Understanding the effect of fluid exsolution on the Mo stable isotopic composition of silicic magmas, a step toward a better upper continental crust estimate
Final Report Abstract
The Mo stable isotopic system is a very promising new tool to explore both the chemical evolution of the silicate Earth and the paleo-redox conditions of oceans. Mass balance models associated with both types of applications strongly rely on the composition of the CC, especially its upper layer (UCC). This is because it is highly enriched in Mo and in direct contact with the hydrosphere.
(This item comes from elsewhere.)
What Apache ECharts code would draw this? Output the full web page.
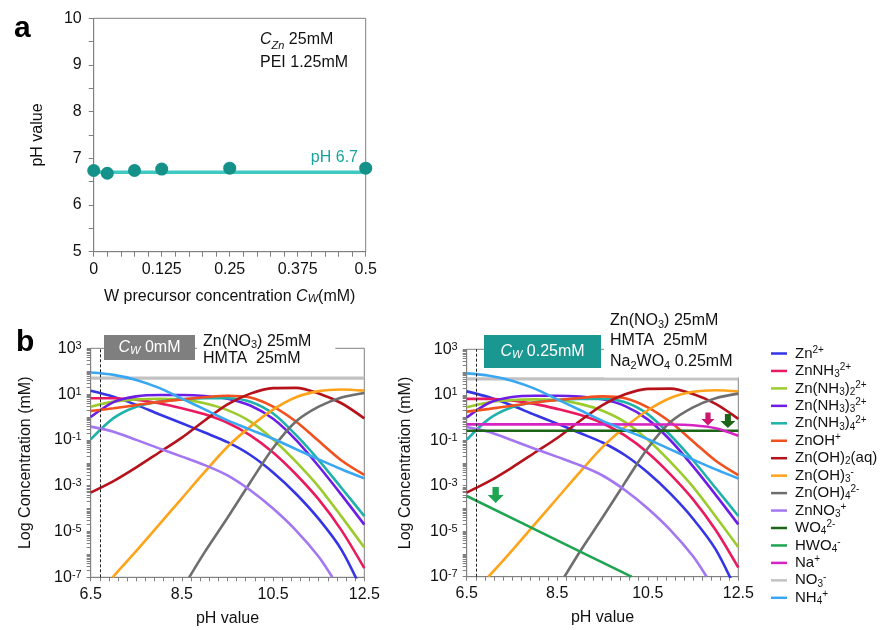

While an estimate for the Mo stable isotope composition (δ98/95Mo) of UCC created prior to the so-called Great Oxidation event (GOE; ~2.4-2.2 Ga) exists, constraints on post-GOE UCC δ98/95Mo are scarce and conflicting. The difficulty to constrain the δ98/95Mo of the UCC after the GOE is a consequence of the redox-sensitivity of Mo and its fluid-mobility in oxidizing conditions. One approach to constrain modern UCC has been to use the signatures of Mo-rich minerals, molybdenites (MoS2), mostly derived from magmatichydrothermal fluids, as proxies for exposed rocks. It was argued that a global average for MoS2 δ98/95Mo could represent a maximum value for Phanerozoic UCC. This, however, is at odds with a recent Phanerozoic UCC composition derived from igneous rock compositions, since the latter is visibly heavier than the most recent MoS2 δ98/95Mo averages. Clearly, constraints on Phanerozoic UCC do not converge, and deriving a robust estimate requires a better understanding of magmatic-hydrothermal systems. To this end, we experimentally determined equilibrium Mo isotope fractionation values between fluids and melts (Δ98/95Mofluid-melt) at temperatures, fluid salinities, melt compositions and oxygen fugacities relevant to upper crustal silicic magmatic systems. The results suggest that light Mo isotopes preferentially partition into exsolved fluids in silicic magma chambers. Given that 1) most MoS2 for which δ98/95Mo has been measured and compiled crystallized from fluids exsolved from silicic magma or from magmas highly enriched in those fluids; and 2) the δ98/95Mo of UCC igneous rocks is dominantly controlled by that of silicic plutonic rocks; our results can explain the lighter δ98/95Mo of MoS2 global averages compared to that of UCC igneous rocks. Isotope fractionation during fluid exsolution can therefore solve the discrepancy between current Phanerozoic UCC δ98/95Mo estimates and provide new ones. The results represent an important step toward the determination of a more robust UCC 98/95Mo estimate.